Gothic misericords, small carved shelves under choir seats that allowed monks to rest during long standing services, are among the most charming examples of medieval sculpture. These carvings depicted scenes from everyday life, folk tales, mythical creatures, and satirical subjects that had no connection to religious themes. The Lincoln Cathedral misericords, with their playful scenes of medieval life, provide a counterpoint to the solemn religious imagery that dominates the rest of the Gothic cathedral.

The Gothic Cathedral as Community Project

Gothic cathedrals were the largest and most expensive building projects of the medieval period, representing a massive investment of community resources over generations. The construction of a major cathedral typically cost more than the annual income of a small kingdom. Funding came from multiple sources: bishopric revenues, royal patronage, pilgrimage donations, and contributions from guilds and individual citizens who viewed the cathedral as a source of civic pride and spiritual merit.

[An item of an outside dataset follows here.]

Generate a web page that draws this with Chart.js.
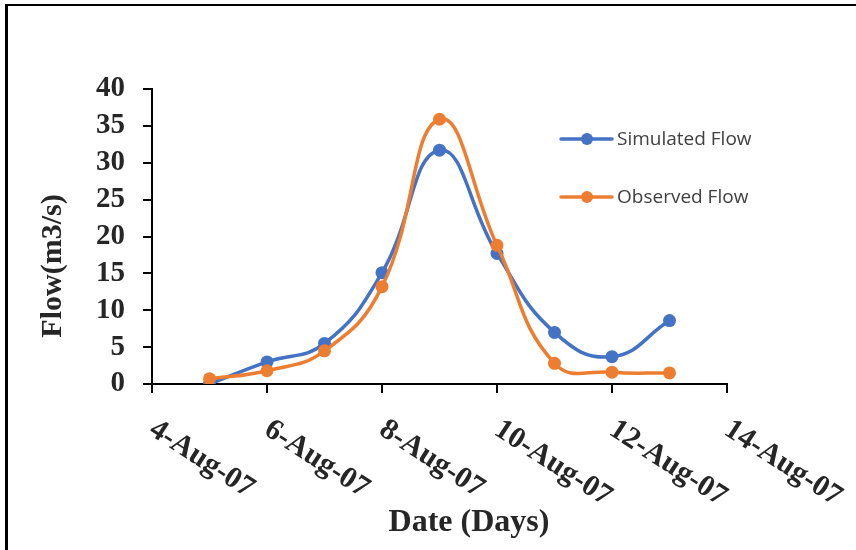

The workforce on a Gothic cathedral was remarkably diverse and mobile. Master masons traveled between building sites, carrying knowledge of geometric techniques and structural innovations across Europe. The lodge system, a predecessor of the modern trade union, organized workers by skill level and provided training. Specialized craftsmen in stained glass, sculpture, and metalwork established workshops near the site. The cathedral was not only a religious monument but a center of employment and skill development that could sustain a local economy for decades.

The construction schedule of a Gothic cathedral was measured in generations, not years. Chartres was built in 26 years, an exceptionally fast pace. Cologne took over 600 years to complete. Beauvais was never finished. This extended timeline meant that no single person could see a cathedral from foundation to completion. The design evolved over time, reflecting changes in style, technology, and resources. The Gothic cathedral, more than any other building type, embodies the medieval understanding of architecture as a collective enterprise spanning generations.